Sempre tive baixa autoestima, mas acho que hoje sei os gatilhos que me deixam down, sei que não é só o físico, que são coisas internas mal resolvidas que precisam se organizar para que eu me valorize. A partir do momento que faço essa reflexão, as coisas começam a mudar. Quando paro para pensar em todos os meus privilégios, vejo que minha autoestima deveria estar lá em cima e que eu deveria estar lutando para ajudar outras pessoas a elevarem seu amor próprio.
Para nós, mulheres, o caminho de aceitação do próprio corpo é muito mais árduo e até mesmo cruel. O movimento feminista tem conseguido questionar algumas certezas, destruir alguns padrões; porém, ainda estamos em processo. Como você sente esse avanço? A luta coletiva pode ajudar na autoaceitação ou não está relacionada ao individual?
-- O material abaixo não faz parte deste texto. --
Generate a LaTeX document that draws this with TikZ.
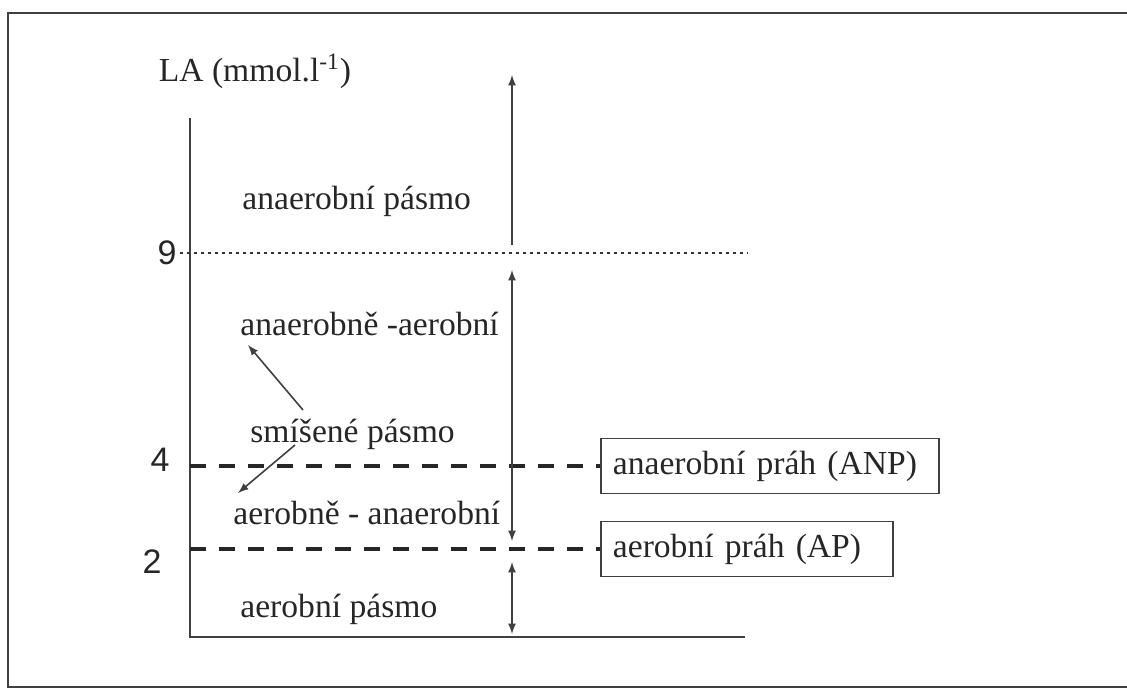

Acredito que o movimento feminista tem ajudado muito nessa luta, mostrando que é preciso quebrar padrões enraizados e que nos sufocam há muito tempo. Juntas, com certeza somos mais fortes. Mas cabe a cada uma compreender, no seu tempo, o que é estar bem consigo mesma. Às vezes, isso não tem nada a ver com a aparência. É algo bem mais profundo e que precisa de uma auto análise para saber onde o calo aperta.
Que conselhos você daria para as novas gerações de meninas e mulheres que se sentem ainda incabíveis?
Meu conselho é: não tente se encaixar em padrões. Você é única e essa é sua maior vantagem, seu maior encanto.
Hoje, ao se olhar no espelho, que Dani você vê? Como é esse reflexo?
Vejo uma Dani mais madura, longe de não ter crises, mas consciente de que elas podem ser superadas e o que o tempo é capaz de cicatrizar muitas dores e ajudar a consertar as peças que a mente nos prega.
O que já coube antes, -naquelas Danis-, e hoje não cabe mais, na Dani que você vê refletida aqui e agora?
Hoje cabe em mim mais perdão, mais flexibilidade, mais vontade de mudar, mais amor próprio, menos rigidez. Não cabem mais regras imutáveis, autoflagelações ou pena.